Output all the data exactly. Pictures do not belong in the copy.

* * * *

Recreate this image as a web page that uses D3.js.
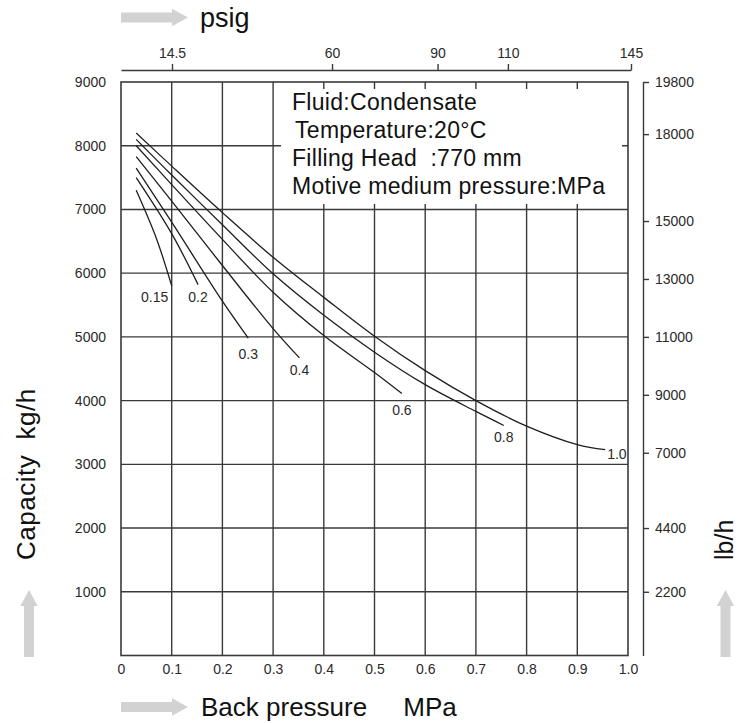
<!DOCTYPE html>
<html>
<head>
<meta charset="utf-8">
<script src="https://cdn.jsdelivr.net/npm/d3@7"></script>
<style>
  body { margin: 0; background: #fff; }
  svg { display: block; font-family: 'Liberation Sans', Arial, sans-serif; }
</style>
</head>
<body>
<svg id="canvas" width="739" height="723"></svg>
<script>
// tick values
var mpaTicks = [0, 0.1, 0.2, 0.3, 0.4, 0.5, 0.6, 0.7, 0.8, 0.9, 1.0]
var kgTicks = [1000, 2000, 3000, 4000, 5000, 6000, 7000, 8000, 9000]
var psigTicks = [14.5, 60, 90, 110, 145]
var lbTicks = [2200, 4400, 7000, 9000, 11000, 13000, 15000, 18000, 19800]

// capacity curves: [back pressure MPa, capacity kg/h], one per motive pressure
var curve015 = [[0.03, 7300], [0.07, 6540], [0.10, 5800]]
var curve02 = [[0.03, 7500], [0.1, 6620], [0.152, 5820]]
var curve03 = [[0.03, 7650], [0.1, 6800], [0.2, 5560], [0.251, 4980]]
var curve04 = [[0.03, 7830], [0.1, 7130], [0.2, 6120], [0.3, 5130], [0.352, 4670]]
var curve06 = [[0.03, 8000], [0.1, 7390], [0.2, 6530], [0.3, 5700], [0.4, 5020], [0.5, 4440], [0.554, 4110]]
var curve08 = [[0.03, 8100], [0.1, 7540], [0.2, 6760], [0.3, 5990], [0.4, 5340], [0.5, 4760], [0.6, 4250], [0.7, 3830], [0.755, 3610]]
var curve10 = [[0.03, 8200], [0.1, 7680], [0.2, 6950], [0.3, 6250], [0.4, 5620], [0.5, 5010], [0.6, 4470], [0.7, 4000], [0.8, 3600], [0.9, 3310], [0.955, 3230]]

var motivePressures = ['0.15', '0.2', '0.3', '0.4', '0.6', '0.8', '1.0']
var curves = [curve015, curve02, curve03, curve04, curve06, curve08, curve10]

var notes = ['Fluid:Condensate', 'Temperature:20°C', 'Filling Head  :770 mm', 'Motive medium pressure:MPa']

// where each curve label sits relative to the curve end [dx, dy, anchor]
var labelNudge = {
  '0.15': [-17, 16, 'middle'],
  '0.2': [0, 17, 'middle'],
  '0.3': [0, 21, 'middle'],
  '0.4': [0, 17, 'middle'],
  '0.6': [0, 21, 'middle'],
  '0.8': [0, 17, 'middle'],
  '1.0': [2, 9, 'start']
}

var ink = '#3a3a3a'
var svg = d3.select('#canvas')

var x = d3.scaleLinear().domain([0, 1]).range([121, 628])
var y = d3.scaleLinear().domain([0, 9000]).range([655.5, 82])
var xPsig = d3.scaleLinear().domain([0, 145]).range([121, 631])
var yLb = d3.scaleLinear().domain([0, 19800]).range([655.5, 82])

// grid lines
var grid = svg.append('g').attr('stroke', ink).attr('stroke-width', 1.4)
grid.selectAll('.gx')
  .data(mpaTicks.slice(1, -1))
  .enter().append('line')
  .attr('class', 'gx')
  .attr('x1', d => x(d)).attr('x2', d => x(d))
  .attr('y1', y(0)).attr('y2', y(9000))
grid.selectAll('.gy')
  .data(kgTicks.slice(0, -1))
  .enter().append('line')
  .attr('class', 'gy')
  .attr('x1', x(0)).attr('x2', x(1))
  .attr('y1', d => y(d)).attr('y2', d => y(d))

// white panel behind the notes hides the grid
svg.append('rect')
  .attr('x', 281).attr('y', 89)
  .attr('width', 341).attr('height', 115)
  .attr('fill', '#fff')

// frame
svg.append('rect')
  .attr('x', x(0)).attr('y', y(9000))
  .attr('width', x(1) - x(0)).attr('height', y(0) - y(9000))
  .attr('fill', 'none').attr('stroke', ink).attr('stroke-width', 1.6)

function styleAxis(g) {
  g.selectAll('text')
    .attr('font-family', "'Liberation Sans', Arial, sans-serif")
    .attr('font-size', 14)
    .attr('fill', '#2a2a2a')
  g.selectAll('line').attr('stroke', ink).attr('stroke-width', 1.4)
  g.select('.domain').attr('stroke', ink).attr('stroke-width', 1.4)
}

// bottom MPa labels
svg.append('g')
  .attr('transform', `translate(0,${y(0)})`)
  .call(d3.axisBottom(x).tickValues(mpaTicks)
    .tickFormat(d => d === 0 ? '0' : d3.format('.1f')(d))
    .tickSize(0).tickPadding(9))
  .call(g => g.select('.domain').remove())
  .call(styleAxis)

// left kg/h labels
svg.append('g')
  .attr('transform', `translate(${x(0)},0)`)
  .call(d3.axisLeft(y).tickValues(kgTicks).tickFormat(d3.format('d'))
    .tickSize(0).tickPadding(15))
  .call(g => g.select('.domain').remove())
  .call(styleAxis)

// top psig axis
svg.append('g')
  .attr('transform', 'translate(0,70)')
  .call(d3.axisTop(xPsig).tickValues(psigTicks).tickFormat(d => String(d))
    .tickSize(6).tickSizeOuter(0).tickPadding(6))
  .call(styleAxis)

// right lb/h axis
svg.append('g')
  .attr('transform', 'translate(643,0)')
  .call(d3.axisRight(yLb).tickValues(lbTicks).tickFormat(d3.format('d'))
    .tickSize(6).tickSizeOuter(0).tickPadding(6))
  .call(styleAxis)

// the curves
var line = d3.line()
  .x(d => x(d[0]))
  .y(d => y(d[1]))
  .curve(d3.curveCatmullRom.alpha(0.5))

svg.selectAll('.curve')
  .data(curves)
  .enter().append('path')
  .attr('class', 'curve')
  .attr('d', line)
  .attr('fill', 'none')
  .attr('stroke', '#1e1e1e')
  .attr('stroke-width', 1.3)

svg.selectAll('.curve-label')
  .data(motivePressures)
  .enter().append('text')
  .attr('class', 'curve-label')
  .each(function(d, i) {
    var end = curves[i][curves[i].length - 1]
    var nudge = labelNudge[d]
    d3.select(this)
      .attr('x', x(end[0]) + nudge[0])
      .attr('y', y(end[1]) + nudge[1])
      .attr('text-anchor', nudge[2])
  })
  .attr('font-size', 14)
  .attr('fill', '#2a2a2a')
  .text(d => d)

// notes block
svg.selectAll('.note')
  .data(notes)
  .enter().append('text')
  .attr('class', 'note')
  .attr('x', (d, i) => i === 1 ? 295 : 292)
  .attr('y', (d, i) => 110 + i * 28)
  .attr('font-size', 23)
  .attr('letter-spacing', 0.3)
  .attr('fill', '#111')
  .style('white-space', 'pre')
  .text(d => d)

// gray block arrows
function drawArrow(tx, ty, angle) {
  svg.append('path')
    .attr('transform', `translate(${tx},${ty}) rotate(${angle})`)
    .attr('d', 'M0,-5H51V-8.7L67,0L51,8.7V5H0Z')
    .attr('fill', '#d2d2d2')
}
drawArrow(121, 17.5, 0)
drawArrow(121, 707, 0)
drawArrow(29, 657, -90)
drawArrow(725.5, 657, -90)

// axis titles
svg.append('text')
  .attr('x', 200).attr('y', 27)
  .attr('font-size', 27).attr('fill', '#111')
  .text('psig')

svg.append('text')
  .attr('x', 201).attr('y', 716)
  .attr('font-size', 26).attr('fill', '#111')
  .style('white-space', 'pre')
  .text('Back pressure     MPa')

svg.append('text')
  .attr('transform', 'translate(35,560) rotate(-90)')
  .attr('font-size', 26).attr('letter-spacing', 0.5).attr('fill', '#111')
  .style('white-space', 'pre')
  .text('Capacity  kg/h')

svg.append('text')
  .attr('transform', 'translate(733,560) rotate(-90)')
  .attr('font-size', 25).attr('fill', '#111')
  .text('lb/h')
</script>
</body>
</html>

* * * *

▶ [SOLUTION TO THE PROBLEM]:
Recreate this image as a web page that uses D3.js.
<!DOCTYPE html>
<html>
<head>
<meta charset="utf-8">
<script src="https://cdn.jsdelivr.net/npm/d3@7"></script>
<style>
  body { margin: 0; background: #fff; }
  svg { display: block; font-family: 'Liberation Sans', Arial, sans-serif; }
</style>
</head>
<body>
<svg id="canvas" width="739" height="723"></svg>
<script>
// tick values
var mpaTicks = [0, 0.1, 0.2, 0.3, 0.4, 0.5, 0.6, 0.7, 0.8, 0.9, 1.0]
var kgTicks = [1000, 2000, 3000, 4000, 5000, 6000, 7000, 8000, 9000]
var psigTicks = [14.5, 60, 90, 110, 145]
var lbTicks = [2200, 4400, 7000, 9000, 11000, 13000, 15000, 18000, 19800]

// capacity curves: [back pressure MPa, capacity kg/h], one per motive pressure
var curve015 = [[0.03, 7300], [0.07, 6540], [0.10, 5800]]
var curve02 = [[0.03, 7500], [0.1, 6620], [0.152, 5820]]
var curve03 = [[0.03, 7650], [0.1, 6800], [0.2, 5560], [0.251, 4980]]
var curve04 = [[0.03, 7830], [0.1, 7130], [0.2, 6120], [0.3, 5130], [0.352, 4670]]
var curve06 = [[0.03, 8000], [0.1, 7390], [0.2, 6530], [0.3, 5700], [0.4, 5020], [0.5, 4440], [0.554, 4110]]
var curve08 = [[0.03, 8100], [0.1, 7540], [0.2, 6760], [0.3, 5990], [0.4, 5340], [0.5, 4760], [0.6, 4250], [0.7, 3830], [0.755, 3610]]
var curve10 = [[0.03, 8200], [0.1, 7680], [0.2, 6950], [0.3, 6250], [0.4, 5620], [0.5, 5010], [0.6, 4470], [0.7, 4000], [0.8, 3600], [0.9, 3310], [0.955, 3230]]

var motivePressures = ['0.15', '0.2', '0.3', '0.4', '0.6', '0.8', '1.0']
var curves = [curve015, curve02, curve03, curve04, curve06, curve08, curve10]

var notes = ['Fluid:Condensate', 'Temperature:20°C', 'Filling Head  :770 mm', 'Motive medium pressure:MPa']

// where each curve label sits relative to the curve end [dx, dy, anchor]
var labelNudge = {
  '0.15': [-17, 16, 'middle'],
  '0.2': [0, 17, 'middle'],
  '0.3': [0, 21, 'middle'],
  '0.4': [0, 17, 'middle'],
  '0.6': [0, 21, 'middle'],
  '0.8': [0, 17, 'middle'],
  '1.0': [2, 9, 'start']
}

var ink = '#3a3a3a'
var svg = d3.select('#canvas')

var x = d3.scaleLinear().domain([0, 1]).range([121, 628])
var y = d3.scaleLinear().domain([0, 9000]).range([655.5, 82])
var xPsig = d3.scaleLinear().domain([0, 145]).range([121, 631])
var yLb = d3.scaleLinear().domain([0, 19800]).range([655.5, 82])

// grid lines
var grid = svg.append('g').attr('stroke', ink).attr('stroke-width', 1.4)
grid.selectAll('.gx')
  .data(mpaTicks.slice(1, -1))
  .enter().append('line')
  .attr('class', 'gx')
  .attr('x1', d => x(d)).attr('x2', d => x(d))
  .attr('y1', y(0)).attr('y2', y(9000))
grid.selectAll('.gy')
  .data(kgTicks.slice(0, -1))
  .enter().append('line')
  .attr('class', 'gy')
  .attr('x1', x(0)).attr('x2', x(1))
  .attr('y1', d => y(d)).attr('y2', d => y(d))

// white panel behind the notes hides the grid
svg.append('rect')
  .attr('x', 281).attr('y', 89)
  .attr('width', 341).attr('height', 115)
  .attr('fill', '#fff')

// frame
svg.append('rect')
  .attr('x', x(0)).attr('y', y(9000))
  .attr('width', x(1) - x(0)).attr('height', y(0) - y(9000))
  .attr('fill', 'none').attr('stroke', ink).attr('stroke-width', 1.6)

function styleAxis(g) {
  g.selectAll('text')
    .attr('font-family', "'Liberation Sans', Arial, sans-serif")
    .attr('font-size', 14)
    .attr('fill', '#2a2a2a')
  g.selectAll('line').attr('stroke', ink).attr('stroke-width', 1.4)
  g.select('.domain').attr('stroke', ink).attr('stroke-width', 1.4)
}

// bottom MPa labels
svg.append('g')
  .attr('transform', `translate(0,${y(0)})`)
  .call(d3.axisBottom(x).tickValues(mpaTicks)
    .tickFormat(d => d === 0 ? '0' : d3.format('.1f')(d))
    .tickSize(0).tickPadding(9))
  .call(g => g.select('.domain').remove())
  .call(styleAxis)

// left kg/h labels
svg.append('g')
  .attr('transform', `translate(${x(0)},0)`)
  .call(d3.axisLeft(y).tickValues(kgTicks).tickFormat(d3.format('d'))
    .tickSize(0).tickPadding(15))
  .call(g => g.select('.domain').remove())
  .call(styleAxis)

// top psig axis
svg.append('g')
  .attr('transform', 'translate(0,70)')
  .call(d3.axisTop(xPsig).tickValues(psigTicks).tickFormat(d => String(d))
    .tickSize(6).tickSizeOuter(0).tickPadding(6))
  .call(styleAxis)

// right lb/h axis
svg.append('g')
  .attr('transform', 'translate(643,0)')
  .call(d3.axisRight(yLb).tickValues(lbTicks).tickFormat(d3.format('d'))
    .tickSize(6).tickSizeOuter(0).tickPadding(6))
  .call(styleAxis)

// the curves
var line = d3.line()
  .x(d => x(d[0]))
  .y(d => y(d[1]))
  .curve(d3.curveCatmullRom.alpha(0.5))

svg.selectAll('.curve')
  .data(curves)
  .enter().append('path')
  .attr('class', 'curve')
  .attr('d', line)
  .attr('fill', 'none')
  .attr('stroke', '#1e1e1e')
  .attr('stroke-width', 1.3)

svg.selectAll('.curve-label')
  .data(motivePressures)
  .enter().append('text')
  .attr('class', 'curve-label')
  .each(function(d, i) {
    var end = curves[i][curves[i].length - 1]
    var nudge = labelNudge[d]
    d3.select(this)
      .attr('x', x(end[0]) + nudge[0])
      .attr('y', y(end[1]) + nudge[1])
      .attr('text-anchor', nudge[2])
  })
  .attr('font-size', 14)
  .attr('fill', '#2a2a2a')
  .text(d => d)

// notes block
svg.selectAll('.note')
  .data(notes)
  .enter().append('text')
  .attr('class', 'note')
  .attr('x', (d, i) => i === 1 ? 295 : 292)
  .attr('y', (d, i) => 110 + i * 28)
  .attr('font-size', 23)
  .attr('letter-spacing', 0.3)
  .attr('fill', '#111')
  .style('white-space', 'pre')
  .text(d => d)

// gray block arrows
function drawArrow(tx, ty, angle) {
  svg.append('path')
    .attr('transform', `translate(${tx},${ty}) rotate(${angle})`)
    .attr('d', 'M0,-5H51V-8.7L67,0L51,8.7V5H0Z')
    .attr('fill', '#d2d2d2')
}
drawArrow(121, 17.5, 0)
drawArrow(121, 707, 0)
drawArrow(29, 657, -90)
drawArrow(725.5, 657, -90)

// axis titles
svg.append('text')
  .attr('x', 200).attr('y', 27)
  .attr('font-size', 27).attr('fill', '#111')
  .text('psig')

svg.append('text')
  .attr('x', 201).attr('y', 716)
  .attr('font-size', 26).attr('fill', '#111')
  .style('white-space', 'pre')
  .text('Back pressure     MPa')

svg.append('text')
  .attr('transform', 'translate(35,560) rotate(-90)')
  .attr('font-size', 26).attr('letter-spacing', 0.5).attr('fill', '#111')
  .style('white-space', 'pre')
  .text('Capacity  kg/h')

svg.append('text')
  .attr('transform', 'translate(733,560) rotate(-90)')
  .attr('font-size', 25).attr('fill', '#111')
  .text('lb/h')
</script>
</body>
</html>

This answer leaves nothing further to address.